Он прерывается на мгновение и слегка поворачивается, глядя теперь прямиком в нашу камеру. Вновь он взмахивает культями.

— Вы все еще считаете нас безумцами, но сегодня ночью мне приснился Иоанн-Павел II и сказал, что не пройдет и трех дней, как я вновь обрету свои конечности. И то будет знаком от Господа для всех, которые еще не верят.

И в этот момент его конечности начинают заметно удлиняться. Вот так, сами по себе. Ведь чудо же, мать его за ногу?

* * *

Три дня. Ровно столько нужно было Иисусу, чтобы — как говорит Писание — отстроить храм тела своего. Ровно столько же миссионер из Уганды заставил ждать репортеров и людей перед телевизорами, прежде чем снова нормально помахать всем им. Впрочем, ровно столько же времени получил и я, чтобы написать свои письма. Просьбы о чуде и обещания чудес, выписки из мемуаров и сообщения, составленные для самых ближних родственников. Даже одно завещание. Всего же, семнадцать текстов, написанных, якобы, девятью абсолютно различными лицами — в том числе, понятное дело, Папой римским — в диапазоне всех восьмидесятых лет прошлого столетия.

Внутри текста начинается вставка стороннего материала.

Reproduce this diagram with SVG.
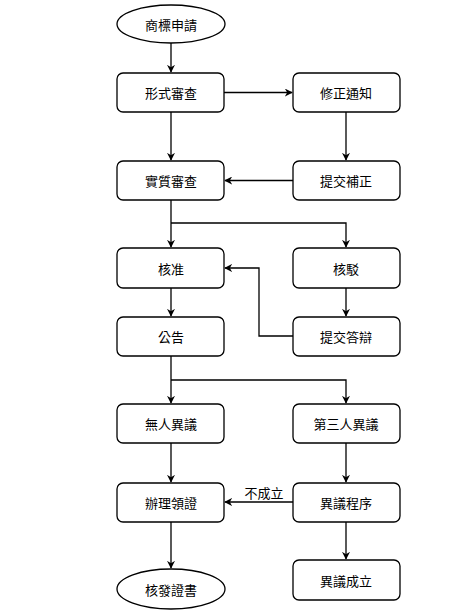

И вот что читатель должен был из них вычитать: Люди болеют. Иногда, очень даже серьезно, а случается и так, что неизлечимо. И есть среди них такие, которые соглашаются с болезнью, смертью им всем тем дерьмом, но имеются и такие, которые — не важно, насколько грешно они жили — будут дергать Господа за штанину и требовать, курва, второго шанса. Дергать, понятное дело, это метафора, посредством усердных молитв, к тому же, возносимых не лично ими. Но, во всяком случае, не без солидной поддержки.

Так вот, мы имеем письма с просьбами — люди просят в них Папу замолвить за них словечко и помочь в организации чуда. Папа, в свою очередь, что все видели, был ужасно впечатлителен к страданиям других людей, и он отдал бы всего себя, лишь бы только помочь одному из тех братьев своих малых, о которых упоминал Христос в своих проповедях.

Ответы — это уже вторая часть писем; Папа отвечает в них, что он готов всем пожертвовать и соглашается помочь. Но тут же он замечает, что это дело исключительно между больным и Господом, так что громко говорить об этом не следует.

Но с людьми так уж случается, что им трудно соблюсти тайну, тем более, ту, что связанную с чем-то и вправду великим. Наиболее сильные ограничиваются к откровениям в дневниках и мемуарах, слабые ищут наиболее доверенных близких. Но есть и такие, которые считают, будто бы смерть освобождает их от необходимости хранить тайну. Эти исповедуются юристам и родственникам в собственных завещаниях.

Это уже третья категория препарированных мною писем — сообщения о чудесах, написанные для посторонних личностей. Рассказы о том, как Папа лично приезжал в дома тех, которые просили помощи, а потом — после прочтения молитв — закрывался в кухне и готовил для больных какие-то необычные блюда. Все они, якобы, обладали изумительным вкусом, а содержащееся в них мясо всегда было первоклассным.

В каждом из этих писем упоминалось, что Папа выходил из кухни с забинтованной рукой, и все выглядело так, словно ему не хватало пальца. Только он всегда утверждал, что это только так кажется, что он всего лишь порезался, такой уж он стал старый недотепа.